── Data section

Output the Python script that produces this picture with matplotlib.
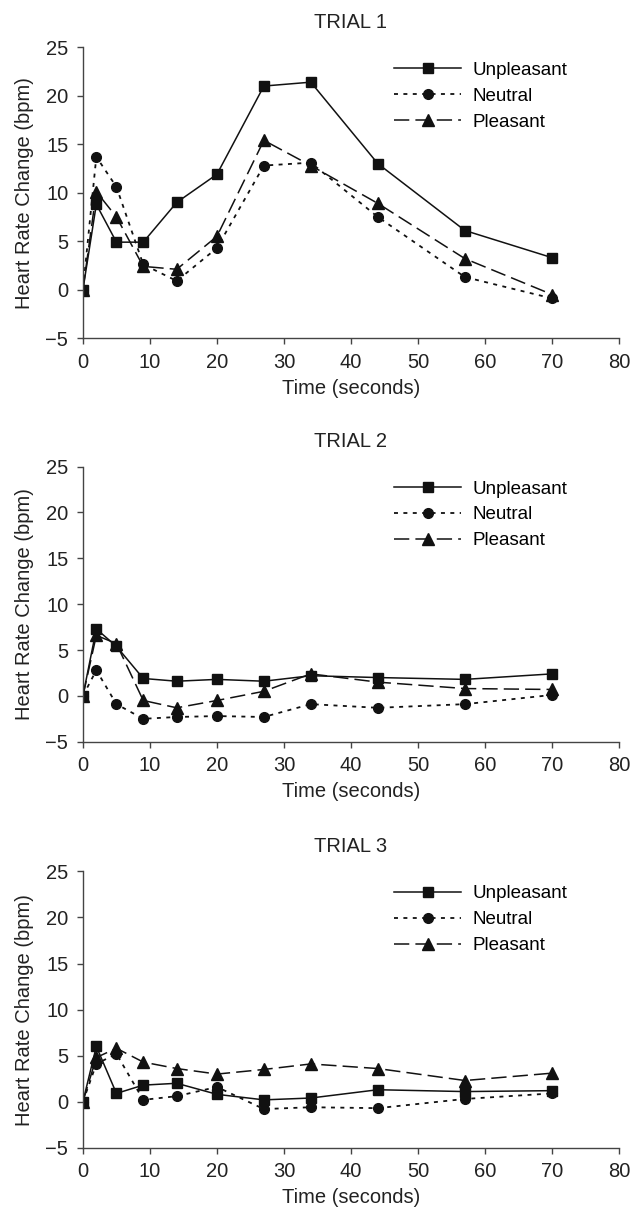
import matplotlib
matplotlib.use('Agg')
import matplotlib.pyplot as plt

plt.rcParams['font.family'] = ['Liberation Sans', 'DejaVu Sans']

time = [0, 2, 5, 9, 14, 20, 27, 34, 44, 57, 70]

trial1_unpleasant = [0, 8.8, 4.9, 4.9, 9.0, 11.9, 21.0, 21.4, 13.0, 6.1, 3.3]
trial1_neutral = [0, 13.7, 10.6, 2.6, 0.9, 4.3, 12.8, 13.1, 7.5, 1.3, -0.9]
trial1_pleasant = [0, 10.1, 7.5, 2.4, 2.1, 5.5, 15.4, 12.8, 8.9, 3.2, -0.5]

trial2_unpleasant = [0, 7.3, 5.4, 1.9, 1.6, 1.8, 1.6, 2.2, 2.0, 1.8, 2.4]
trial2_neutral = [0, 2.8, -0.9, -2.5, -2.3, -2.2, -2.3, -0.9, -1.3, -0.9, 0.1]
trial2_pleasant = [0, 6.6, 5.7, -0.5, -1.3, -0.5, 0.5, 2.4, 1.5, 0.8, 0.7]

trial3_unpleasant = [0, 6.0, 0.9, 1.8, 2.0, 0.8, 0.2, 0.4, 1.3, 1.1, 1.2]
trial3_neutral = [0, 4.1, 5.2, 0.2, 0.6, 1.6, -0.8, -0.6, -0.7, 0.3, 0.9]
trial3_pleasant = [0, 4.8, 5.8, 4.3, 3.6, 3.0, 3.5, 4.1, 3.6, 2.3, 3.1]

trials = [
    ('TRIAL 1', trial1_unpleasant, trial1_neutral, trial1_pleasant),
    ('TRIAL 2', trial2_unpleasant, trial2_neutral, trial2_pleasant),
    ('TRIAL 3', trial3_unpleasant, trial3_neutral, trial3_pleasant),
]

# axes boxes in figure fractions (left, bottom, width, height)
boxes = [
    [0.131, 0.721, 0.847, 0.240],
    [0.131, 0.388, 0.847, 0.227],
    [0.131, 0.053, 0.847, 0.228],
]

fig = plt.figure(figsize=(6.33, 12.12), dpi=100)
col = '#111111'
txt = '#222222'

for (title, unp, neu, ple), box in zip(trials, boxes):
    ax = fig.add_axes(box)
    ax.plot(time, unp, '-', color=col, marker='s', markersize=7, lw=1.1, label='Unpleasant')
    ax.plot(time, neu, color=col, marker='o', markersize=7, lw=1.3,
            linestyle=(0, (2.2, 3)), label='Neutral')
    ax.plot(time, ple, color=col, marker='^', markersize=8.5, lw=1.1,
            linestyle=(0, (10, 4)), label='Pleasant')

    ax.set_xlim(0, 80)
    ax.set_ylim(-5, 25)
    ax.set_xticks(range(0, 81, 10))
    ax.set_yticks(range(-5, 26, 5))
    ax.set_yticklabels(['\u22125', '0', '5', '10', '15', '20', '25'])
    ax.spines['top'].set_visible(False)
    ax.spines['right'].set_visible(False)
    for s in ('left', 'bottom'):
        ax.spines[s].set_color('#444444')
        ax.spines[s].set_linewidth(1.0)
    ax.tick_params(direction='out', length=4.5, width=1, colors='#444444',
                   labelcolor=txt, labelsize=14.5, pad=6)
    ax.set_title(title, fontsize=14.5, color=txt, pad=14)
    ax.set_xlabel('Time (seconds)', fontsize=14.5, color=txt, labelpad=5)
    ax.set_ylabel('Heart Rate Change (bpm)', fontsize=14.5, color=txt, labelpad=8)
    ax.legend(loc='upper left', frameon=False, fontsize=13.5, handlelength=3.6,
              handletextpad=0.6, numpoints=1, labelspacing=0.47,
              borderpad=0, borderaxespad=0, bbox_to_anchor=(0.58, 0.95))

fig.savefig('out.png', dpi=100)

────

§ **Request**: Write out the listing above exactly as it stands, pictures excluded.

§ **Reply**:
Output the Python script that produces this picture with matplotlib.
import matplotlib
matplotlib.use('Agg')
import matplotlib.pyplot as plt

plt.rcParams['font.family'] = ['Liberation Sans', 'DejaVu Sans']

time = [0, 2, 5, 9, 14, 20, 27, 34, 44, 57, 70]

trial1_unpleasant = [0, 8.8, 4.9, 4.9, 9.0, 11.9, 21.0, 21.4, 13.0, 6.1, 3.3]
trial1_neutral = [0, 13.7, 10.6, 2.6, 0.9, 4.3, 12.8, 13.1, 7.5, 1.3, -0.9]
trial1_pleasant = [0, 10.1, 7.5, 2.4, 2.1, 5.5, 15.4, 12.8, 8.9, 3.2, -0.5]

trial2_unpleasant = [0, 7.3, 5.4, 1.9, 1.6, 1.8, 1.6, 2.2, 2.0, 1.8, 2.4]
trial2_neutral = [0, 2.8, -0.9, -2.5, -2.3, -2.2, -2.3, -0.9, -1.3, -0.9, 0.1]
trial2_pleasant = [0, 6.6, 5.7, -0.5, -1.3, -0.5, 0.5, 2.4, 1.5, 0.8, 0.7]

trial3_unpleasant = [0, 6.0, 0.9, 1.8, 2.0, 0.8, 0.2, 0.4, 1.3, 1.1, 1.2]
trial3_neutral = [0, 4.1, 5.2, 0.2, 0.6, 1.6, -0.8, -0.6, -0.7, 0.3, 0.9]
trial3_pleasant = [0, 4.8, 5.8, 4.3, 3.6, 3.0, 3.5, 4.1, 3.6, 2.3, 3.1]

trials = [
    ('TRIAL 1', trial1_unpleasant, trial1_neutral, trial1_pleasant),
    ('TRIAL 2', trial2_unpleasant, trial2_neutral, trial2_pleasant),
    ('TRIAL 3', trial3_unpleasant, trial3_neutral, trial3_pleasant),
]

# axes boxes in figure fractions (left, bottom, width, height)
boxes = [
    [0.131, 0.721, 0.847, 0.240],
    [0.131, 0.388, 0.847, 0.227],
    [0.131, 0.053, 0.847, 0.228],
]

fig = plt.figure(figsize=(6.33, 12.12), dpi=100)
col = '#111111'
txt = '#222222'

for (title, unp, neu, ple), box in zip(trials, boxes):
    ax = fig.add_axes(box)
    ax.plot(time, unp, '-', color=col, marker='s', markersize=7, lw=1.1, label='Unpleasant')
    ax.plot(time, neu, color=col, marker='o', markersize=7, lw=1.3,
            linestyle=(0, (2.2, 3)), label='Neutral')
    ax.plot(time, ple, color=col, marker='^', markersize=8.5, lw=1.1,
            linestyle=(0, (10, 4)), label='Pleasant')

    ax.set_xlim(0, 80)
    ax.set_ylim(-5, 25)
    ax.set_xticks(range(0, 81, 10))
    ax.set_yticks(range(-5, 26, 5))
    ax.set_yticklabels(['\u22125', '0', '5', '10', '15', '20', '25'])
    ax.spines['top'].set_visible(False)
    ax.spines['right'].set_visible(False)
    for s in ('left', 'bottom'):
        ax.spines[s].set_color('#444444')
        ax.spines[s].set_linewidth(1.0)
    ax.tick_params(direction='out', length=4.5, width=1, colors='#444444',
                   labelcolor=txt, labelsize=14.5, pad=6)
    ax.set_title(title, fontsize=14.5, color=txt, pad=14)
    ax.set_xlabel('Time (seconds)', fontsize=14.5, color=txt, labelpad=5)
    ax.set_ylabel('Heart Rate Change (bpm)', fontsize=14.5, color=txt, labelpad=8)
    ax.legend(loc='upper left', frameon=False, fontsize=13.5, handlelength=3.6,
              handletextpad=0.6, numpoints=1, labelspacing=0.47,
              borderpad=0, borderaxespad=0, bbox_to_anchor=(0.58, 0.95))

fig.savefig('out.png', dpi=100)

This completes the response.